Code that draws figures:
· · · · · · ·
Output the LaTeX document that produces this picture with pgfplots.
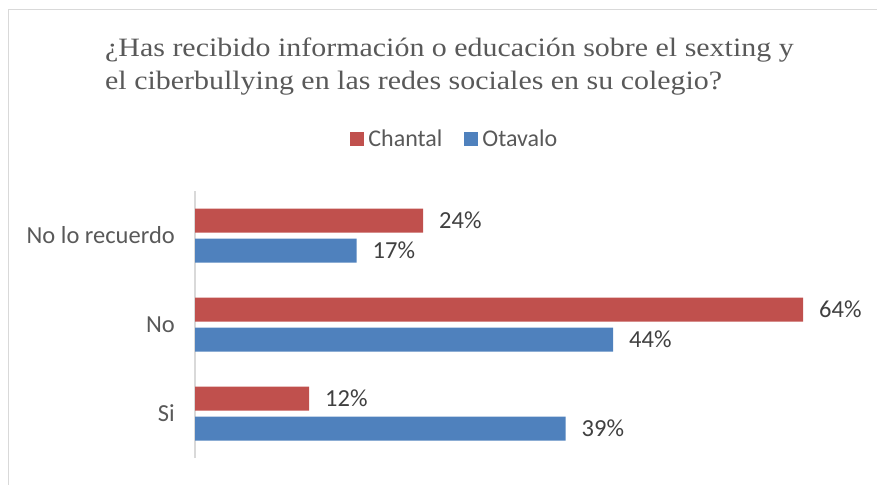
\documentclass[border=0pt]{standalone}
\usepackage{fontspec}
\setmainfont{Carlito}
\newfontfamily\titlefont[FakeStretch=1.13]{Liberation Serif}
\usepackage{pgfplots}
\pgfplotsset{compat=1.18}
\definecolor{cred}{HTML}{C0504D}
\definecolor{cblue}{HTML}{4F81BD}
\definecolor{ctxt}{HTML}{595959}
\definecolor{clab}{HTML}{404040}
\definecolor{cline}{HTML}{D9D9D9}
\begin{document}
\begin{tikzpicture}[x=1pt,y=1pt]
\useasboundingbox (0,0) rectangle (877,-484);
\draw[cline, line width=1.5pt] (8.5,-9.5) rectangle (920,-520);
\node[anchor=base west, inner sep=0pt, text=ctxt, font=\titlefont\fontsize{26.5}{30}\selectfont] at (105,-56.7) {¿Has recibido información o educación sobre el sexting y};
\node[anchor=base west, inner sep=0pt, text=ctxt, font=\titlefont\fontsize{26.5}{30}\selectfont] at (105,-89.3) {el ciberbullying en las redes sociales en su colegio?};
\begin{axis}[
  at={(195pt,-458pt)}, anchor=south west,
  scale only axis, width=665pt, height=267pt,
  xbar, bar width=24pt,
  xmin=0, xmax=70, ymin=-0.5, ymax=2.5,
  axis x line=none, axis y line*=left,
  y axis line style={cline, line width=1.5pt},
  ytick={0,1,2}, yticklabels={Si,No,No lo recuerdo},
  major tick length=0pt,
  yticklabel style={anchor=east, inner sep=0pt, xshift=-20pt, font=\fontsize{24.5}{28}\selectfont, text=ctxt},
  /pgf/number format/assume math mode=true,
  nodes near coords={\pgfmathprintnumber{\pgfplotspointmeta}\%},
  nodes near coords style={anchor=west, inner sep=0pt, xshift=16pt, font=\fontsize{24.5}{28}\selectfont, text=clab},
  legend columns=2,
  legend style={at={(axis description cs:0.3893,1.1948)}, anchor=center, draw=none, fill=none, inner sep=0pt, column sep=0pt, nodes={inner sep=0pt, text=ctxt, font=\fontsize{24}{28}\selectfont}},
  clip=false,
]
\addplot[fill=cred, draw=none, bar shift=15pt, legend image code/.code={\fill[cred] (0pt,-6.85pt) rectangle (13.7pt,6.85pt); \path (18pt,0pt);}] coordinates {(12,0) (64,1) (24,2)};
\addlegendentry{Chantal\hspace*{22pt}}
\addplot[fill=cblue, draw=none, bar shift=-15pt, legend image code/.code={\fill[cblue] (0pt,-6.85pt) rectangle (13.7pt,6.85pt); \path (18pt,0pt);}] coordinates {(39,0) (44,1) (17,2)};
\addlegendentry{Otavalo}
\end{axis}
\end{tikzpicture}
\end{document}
· · · · · · ·
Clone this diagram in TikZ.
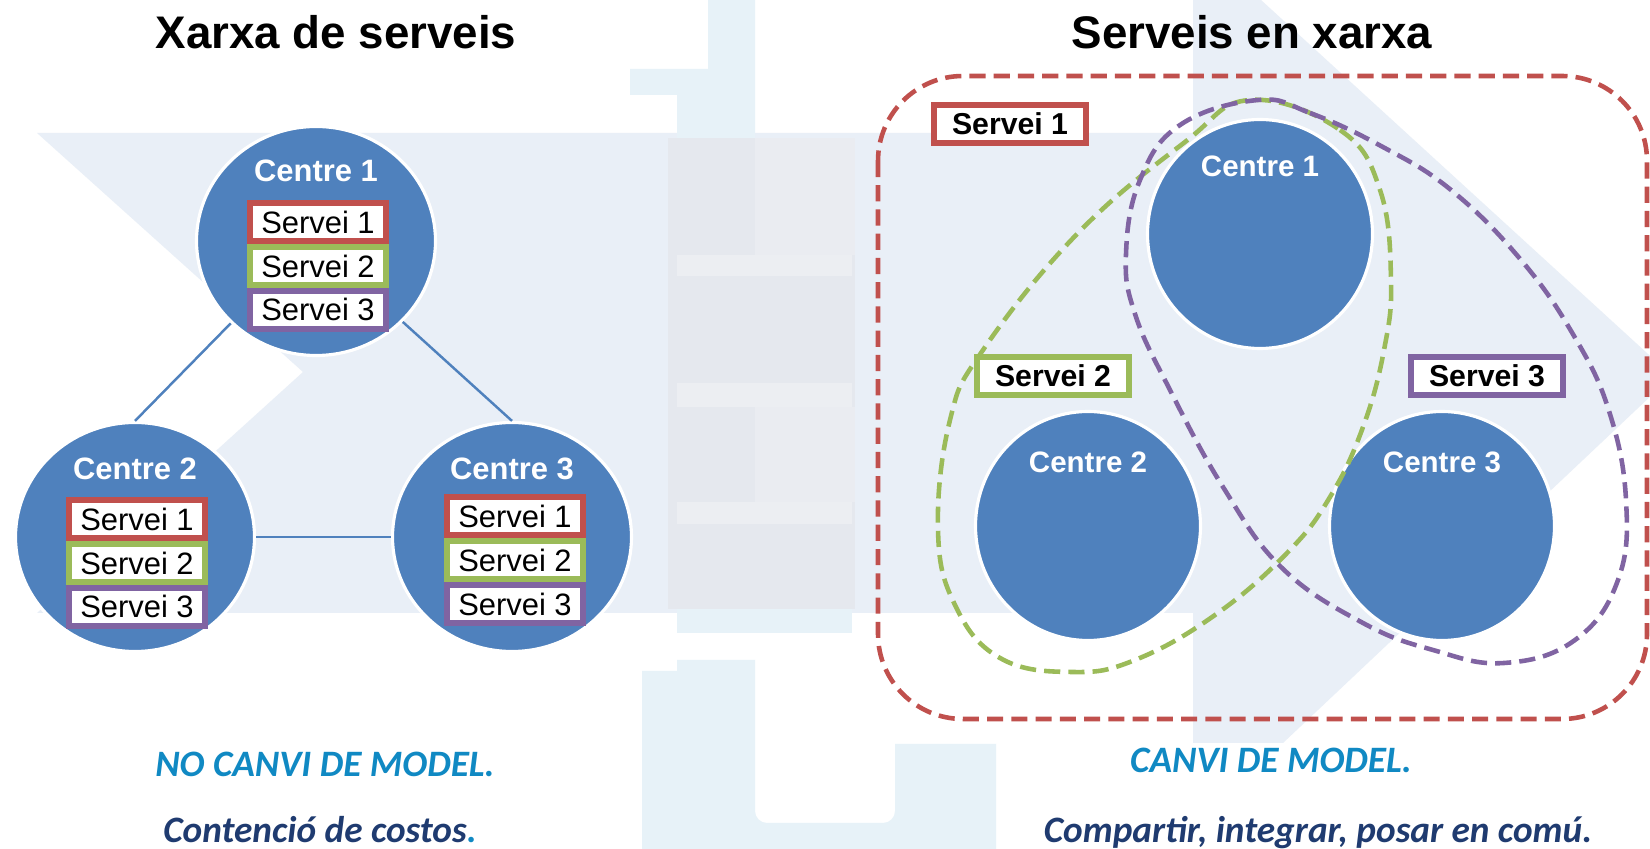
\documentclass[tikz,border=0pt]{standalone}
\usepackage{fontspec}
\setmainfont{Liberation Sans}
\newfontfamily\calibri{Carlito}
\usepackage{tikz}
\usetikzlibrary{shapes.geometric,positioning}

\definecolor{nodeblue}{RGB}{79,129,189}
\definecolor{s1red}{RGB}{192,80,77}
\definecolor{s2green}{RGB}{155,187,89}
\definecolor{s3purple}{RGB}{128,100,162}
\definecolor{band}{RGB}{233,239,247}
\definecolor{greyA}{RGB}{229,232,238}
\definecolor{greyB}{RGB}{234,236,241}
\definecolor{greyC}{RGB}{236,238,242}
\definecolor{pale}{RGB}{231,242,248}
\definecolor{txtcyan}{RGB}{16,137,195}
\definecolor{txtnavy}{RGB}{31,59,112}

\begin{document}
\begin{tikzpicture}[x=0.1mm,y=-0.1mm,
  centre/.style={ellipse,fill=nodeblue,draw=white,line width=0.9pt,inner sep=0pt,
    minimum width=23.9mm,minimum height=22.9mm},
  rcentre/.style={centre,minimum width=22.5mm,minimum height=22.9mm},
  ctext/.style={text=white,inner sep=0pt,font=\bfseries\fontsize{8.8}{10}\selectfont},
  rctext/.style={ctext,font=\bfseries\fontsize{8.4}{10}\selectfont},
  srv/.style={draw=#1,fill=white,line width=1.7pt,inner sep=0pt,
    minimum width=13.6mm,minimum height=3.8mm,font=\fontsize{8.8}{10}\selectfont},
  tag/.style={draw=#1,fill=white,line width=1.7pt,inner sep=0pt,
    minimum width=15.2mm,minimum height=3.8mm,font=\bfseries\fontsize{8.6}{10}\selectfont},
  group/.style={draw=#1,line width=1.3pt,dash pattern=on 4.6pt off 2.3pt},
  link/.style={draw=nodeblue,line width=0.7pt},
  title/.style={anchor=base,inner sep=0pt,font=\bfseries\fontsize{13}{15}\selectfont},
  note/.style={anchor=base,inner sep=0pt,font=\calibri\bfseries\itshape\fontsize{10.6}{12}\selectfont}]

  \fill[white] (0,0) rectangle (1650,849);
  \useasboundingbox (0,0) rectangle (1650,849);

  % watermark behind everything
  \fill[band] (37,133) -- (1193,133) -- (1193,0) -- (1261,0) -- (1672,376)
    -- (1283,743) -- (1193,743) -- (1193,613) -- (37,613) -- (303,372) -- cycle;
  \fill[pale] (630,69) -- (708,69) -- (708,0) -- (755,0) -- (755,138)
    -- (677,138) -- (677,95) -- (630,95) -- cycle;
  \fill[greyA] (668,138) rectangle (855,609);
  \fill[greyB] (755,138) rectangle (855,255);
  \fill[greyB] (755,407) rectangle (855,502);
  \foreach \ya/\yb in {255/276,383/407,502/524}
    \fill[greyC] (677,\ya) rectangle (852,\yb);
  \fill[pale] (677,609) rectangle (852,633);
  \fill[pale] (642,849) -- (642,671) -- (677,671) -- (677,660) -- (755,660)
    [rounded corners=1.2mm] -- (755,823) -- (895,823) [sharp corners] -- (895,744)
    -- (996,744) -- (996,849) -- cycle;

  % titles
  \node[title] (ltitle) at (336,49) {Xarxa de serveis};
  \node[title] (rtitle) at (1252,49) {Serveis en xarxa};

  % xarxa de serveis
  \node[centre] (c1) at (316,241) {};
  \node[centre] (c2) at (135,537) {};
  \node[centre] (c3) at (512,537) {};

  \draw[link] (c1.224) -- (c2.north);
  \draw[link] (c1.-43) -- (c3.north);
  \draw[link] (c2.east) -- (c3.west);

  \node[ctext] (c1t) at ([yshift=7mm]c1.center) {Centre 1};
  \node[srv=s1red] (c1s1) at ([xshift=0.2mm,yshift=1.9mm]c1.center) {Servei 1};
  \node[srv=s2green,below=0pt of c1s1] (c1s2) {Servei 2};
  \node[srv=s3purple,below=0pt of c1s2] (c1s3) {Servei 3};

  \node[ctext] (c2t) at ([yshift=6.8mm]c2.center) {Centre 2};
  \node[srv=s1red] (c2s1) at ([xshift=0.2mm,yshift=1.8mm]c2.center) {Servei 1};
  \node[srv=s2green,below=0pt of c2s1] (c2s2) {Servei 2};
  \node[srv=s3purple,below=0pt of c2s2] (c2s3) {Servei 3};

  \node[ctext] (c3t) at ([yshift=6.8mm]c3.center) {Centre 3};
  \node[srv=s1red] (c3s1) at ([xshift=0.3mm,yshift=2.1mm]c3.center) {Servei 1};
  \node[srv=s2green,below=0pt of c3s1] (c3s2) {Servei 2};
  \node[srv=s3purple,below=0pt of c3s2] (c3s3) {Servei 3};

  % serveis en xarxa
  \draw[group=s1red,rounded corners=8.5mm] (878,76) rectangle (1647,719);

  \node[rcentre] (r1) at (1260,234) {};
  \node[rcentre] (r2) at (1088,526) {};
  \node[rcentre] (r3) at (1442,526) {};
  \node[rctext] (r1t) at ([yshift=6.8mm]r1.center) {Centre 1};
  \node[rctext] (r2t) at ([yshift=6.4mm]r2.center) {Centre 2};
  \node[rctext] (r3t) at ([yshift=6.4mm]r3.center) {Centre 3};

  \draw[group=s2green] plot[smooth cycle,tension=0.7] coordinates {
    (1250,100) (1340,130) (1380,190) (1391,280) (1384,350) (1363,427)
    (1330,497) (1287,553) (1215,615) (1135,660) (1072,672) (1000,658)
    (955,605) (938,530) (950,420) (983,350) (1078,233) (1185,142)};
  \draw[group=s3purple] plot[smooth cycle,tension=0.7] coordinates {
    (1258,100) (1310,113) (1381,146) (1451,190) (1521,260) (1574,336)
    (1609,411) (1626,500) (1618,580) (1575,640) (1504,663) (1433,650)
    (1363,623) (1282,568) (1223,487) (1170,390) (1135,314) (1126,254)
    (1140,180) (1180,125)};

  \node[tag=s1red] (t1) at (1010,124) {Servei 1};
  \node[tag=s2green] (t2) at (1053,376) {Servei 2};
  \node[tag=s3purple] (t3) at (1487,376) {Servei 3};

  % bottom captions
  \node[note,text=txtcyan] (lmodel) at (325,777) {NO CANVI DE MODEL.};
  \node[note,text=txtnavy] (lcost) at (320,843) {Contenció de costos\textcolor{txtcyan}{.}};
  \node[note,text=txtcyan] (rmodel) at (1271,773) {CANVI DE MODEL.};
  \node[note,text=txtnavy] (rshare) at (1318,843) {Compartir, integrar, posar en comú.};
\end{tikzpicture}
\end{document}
· · · · · · ·
* **What the task asks**
Whenever "this" turns up in a line, pick that line out.

* **Written response**
Output the LaTeX document that produces this picture with pgfplots.
Clone this diagram in TikZ.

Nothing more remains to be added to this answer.